Besides the issue of representation in the Security Council, the idealists and realists also criticize the Security Council for its role in peacekeeping, thus demanding reform. Since 1948, there have been 49 UN peacekeeping operations with 17 operations currently in progress; there are two operations that have been “in progress” since 1948 (conflict in Pakistan/India and conflict in Middle East) and one that has been “in progress” since 1964 (conflict in Cyprus). 13 In result of these unresolved conflicts and the surge of new conflicts during the 1990’s, the Security Council’s peacekeeping operations are aiding the UN in accumulating massive debt. In order to “curb” the debt due to peacekeeping, it is logical to terminate the operations that have not fulfilled its intentional mandates for peace and stability. However, this is not practical due to American political interests involved and the vagueness of the UN Charter for a termination strategy without successfully completing the operation and establishing stability. 14 There have been suggestions to invoke a UN-version of PDD 25 (Presidential Decision Directive 25) that was issued as an executive agreement by President Clinton in May 1994 that supposedly provides a framework for US participation in UN peacekeeping activities. PDD 25 is believed to provide a strategy of handling and terminating ongoing operations; however, the document is not classified to Congress or the public due to it being an executive branch document. PDD 25 might already be a prototype for reforming UN Security Council peacekeeping operations, but due to the inactivity of resolving the “in progress” operations suggests that no action has been taken by the UN at the present time. 15
Due to the United Nations lack of momentum to enact reform in policies of the General Assembly and the Security Council, the international organization has continued to increase its debt, thus increasing the crisis that could eventually lead to its downfall. Many reformers have blamed the debt on the actual structure and functioning of the UN, concentrating on reforming bodies like the General Assembly and Security Council. However, what about reforming the debt itself by evaluating the abilities of the non-governmental organizations (NGO’s) and the body of employees that operate the UN? The UN debt has had many contributors, especially nations that have not paid their arrears to the UN on a yearly basis. The United States recently has led the nations in being the major contributor to the debt, having been in the 70% range of total debt to the UN since 1995, causing the US to almost lose its General Assembly vote many times by the stipulations of Article 19 of the UN Charter. 16 However, due to Kofi Annan’s launch of financial reforms for the debt and budget during the Millennium Summit, the UN has allowed the debt of the United States to be downsized from US monetary “gifts” to peacekeeping. 17 This reform also mirrored some proposals from US Senator Olympia Snowe in which the US would utilize a five-year plan to repay the arrears while the UN remained at a “zero budget growth” and allowed member states to audit UN accounts. 18 Although Annan’s reforms are creating better financial relations with the nation that has the most influence on sustaining the UN, the reforms have not substantially solved the continuing debt crisis. Because the majority of the UN budget is supplied by dues from member nations who rarely pay their bills completely (in 1999, only 18.04% of the debt was paid by member nations), the UN needs to search for more nonvolatile monetary sources; for example, the loose affiliation of non-governmental organizations. 19
The NGOs have had powerful influence on people more directly than the UN has. For example, the NGOs have persuaded the World Bank to involve local populations in the development of World Bank programs, altered world opinion of environmental issues that otherwise have been ignored, and organized political machinery for human rights in inhumane governments. 20 By utilizing the persuasive nature and publicity of the NGOs, the UN could receive financial support from global industries, corporations, and private donors on an impacting level like the $1billion donation from television mogul Ted Turner if the NGOs stress the UN financial crisis as a priority. The increase in nation-payment on arrears and private donations could relieve the financial burden in the short run, but internal auditing needs to occur at the UN in order to ensure financial posterity. Recently, Canadian government auditors completed an audit on UNESCO, revealing overspending totaling to $2 million. 21 There is also speculation of similar mismanagement in the UN’s seventy other agencies. If the current reforms of Kofi Annan continue on structural reform and internal audits, the financial crisis of debt would not place the United Nations in the fate of its predecessor, the League of Nations.

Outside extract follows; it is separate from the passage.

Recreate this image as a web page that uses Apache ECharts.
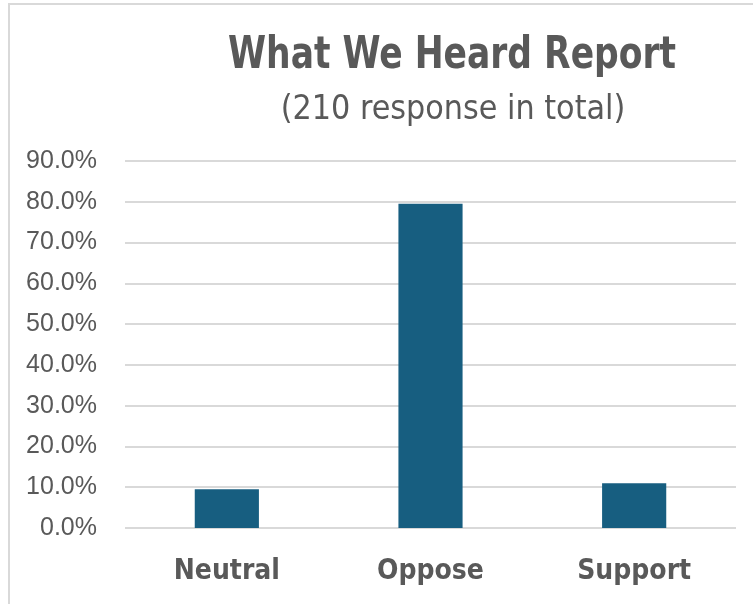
<!DOCTYPE html>
<html>
<head>
<meta charset="utf-8">
<script src="https://cdn.jsdelivr.net/npm/echarts@6/dist/echarts.min.js"></script>
<style>
html,body{margin:0;padding:0;background:#fff;}
#c{width:753px;height:604px;}
</style>
</head>
<body>
<div id="c"></div>
<script>
const categories = ['Neutral', 'Oppose', 'Support'];
const shareValues = [0.0952, 0.7952, 0.1095];
const yTicks = [0, 0.1, 0.2, 0.3, 0.4, 0.5, 0.6, 0.7, 0.8, 0.9];
const titleText = 'What We Heard Report';
const subtitleText = '(210 response in total)';

const narrow = "'Liberation Sans Narrow', 'DejaVu Sans Condensed', 'Arial Narrow', sans-serif";
const chart = echarts.init(document.getElementById('c'));
chart.setOption({
  animation: false,
  backgroundColor: '#ffffff',
  graphic: [{
    type: 'rect', silent: true,
    shape: { x: 9, y: 4, width: 800, height: 700 },
    style: { fill: 'none', stroke: '#d9d9d9', lineWidth: 2 }
  }, {
    type: 'text', silent: true,
    x: 452, y: 56, scaleX: 0.853, scaleY: 1,
    style: {
      text: titleText, align: 'center', verticalAlign: 'middle',
      fontFamily: narrow, fontWeight: 'bold', fontSize: 45, fill: '#595959'
    }
  }, {
    type: 'text', silent: true,
    x: 453, y: 110, scaleX: 0.99, scaleY: 1,
    style: {
      text: subtitleText, align: 'center', verticalAlign: 'middle',
      fontFamily: narrow, fontWeight: 'normal', fontSize: 34, fill: '#595959'
    }
  }],
  grid: { left: 125, right: 17, top: 161, bottom: 76, containLabel: false },
  xAxis: {
    type: 'category',
    data: categories,
    axisLine: { show: false },
    axisTick: { show: false },
    axisLabel: { margin: 30, fontFamily: narrow, fontWeight: 'bold', fontSize: 28, color: '#595959' }
  },
  yAxis: {
    type: 'value',
    min: yTicks[0], max: yTicks[yTicks.length - 1], interval: 0.1,
    axisLine: { show: false },
    axisTick: { show: false },
    splitLine: { lineStyle: { color: '#d9d9d9', width: 2 } },
    axisLabel: {
      margin: 28,
      fontFamily: "'Liberation Sans', Arial, sans-serif",
      fontSize: 25, color: '#595959',
      formatter: v => (v * 100).toFixed(1) + '%'
    }
  },
  series: [{
    type: 'bar',
    data: shareValues,
    barWidth: '31.5%',
    itemStyle: { color: '#175e80' }
  }]
});
</script>
</body>
</html>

The United Nations current representation and financial crises cannot be addressed within the current framework of the original UN charter. It must be altered for a changing world, or at least contain mechanisms that adjust automatically to future international needs. By allowing the creation of a “second assembly” that reflects changing boundaries, finance status, and population around the world, with a more cooperative Security Council, through a direct role for non-governmental organizations, and through monitoring of the internal workings of the UN by its members, the United Nations will be able to focus on a stable agenda for the future. When Kofi Annan asked “what should the United Nations be doing” as the world continues through the twenty first century on the day he was announced Secretary-General, the answer should be a reaffirmation of the original purpose of the United Nations – leading the world as protector and advocate of peace and stability.